В коридоре его ждала Инна. Беременный живот уже заметно округлился.
— Ну как она?
— Не узнаёт меня, — Андрей обессилено опустился на скамейку. — Врач говорит — может, навсегда.
— Андрей, может, это и к лучшему? — осторожно сказала жена. — Ей в доме престарелых будет спокойнее…
Он резко поднял голову:
— Что ты сказала?
— Ну… я имею в виду, специальный уход, медицина…
— ДОМ ПРЕСТАРЕЛЫХ?! — Андрей вскочил. — Ты хочешь сдать мою мать в дом престарелых?!
— Андрей, но подумай практически…
— ПРАКТИЧЕСКИ?! — он схватил жену за плечи. — Она умирает! Понимаешь? Умирает от того, что мы с ней сделали!
Инна попыталась высвободиться:
— Ты делаешь мне больно…
— Больно?
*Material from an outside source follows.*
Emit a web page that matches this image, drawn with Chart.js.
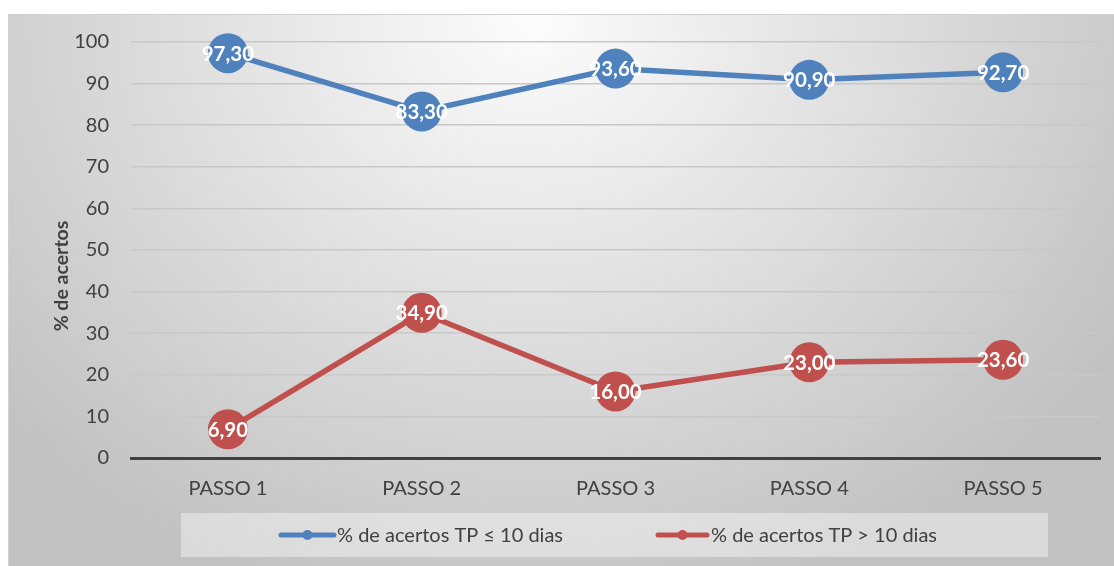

А ей что я сделал? — он отпустил её и прислонился к стене. — Господи, что я наделал…
Через стекло палаты он видел, как медсестра кормила мать с ложечки. Та послушно открывала рот, как ребёнок. Как он сам когда-то, когда болел, а она не отходила от его кровати.
— Андрей, — Инна взяла его за руку. — Нам нужно думать о будущем. О ребёнке.
Он посмотрел на неё долгим взглядом:
— О ребёнке? А что будет, когда наш ребёнок вырастет? Что будет, когда мы состаримся?
— Что ты имеешь в виду?
— А то, что дети берут пример с родителей, — Андрей отвернулся. — И однажды наш сын скажет нам: «Собирайте вещи. Нам нужна квартира для себя».
Инна побледнела. Видимо, до неё наконец дошло.
В палату вошла тётя Клава с передачей.
— Андрей? — удивилась она. — А Галя тебя узнаёт?
— Нет, — тихо ответил он. — Совсем не помнит.
— Да что ж такое… — соседка всплеснула руками. — Говорят, перед инфарктом она всё про тебя забыть просила. Твоё имя, твоё лицо… Видно, больно уж сердцу было.
Андрей закрыл лицо руками. А из палаты донёсся тихий голос Галины Петровны:
— Девочка, а у меня были дети?
— Не знаю, бабушка, — ответила медсестра. — А вы хотели бы, чтобы были?
— Нет, — твёрдо сказала Галина Петровна. — Лучше быть одной, чем с неблагодарными.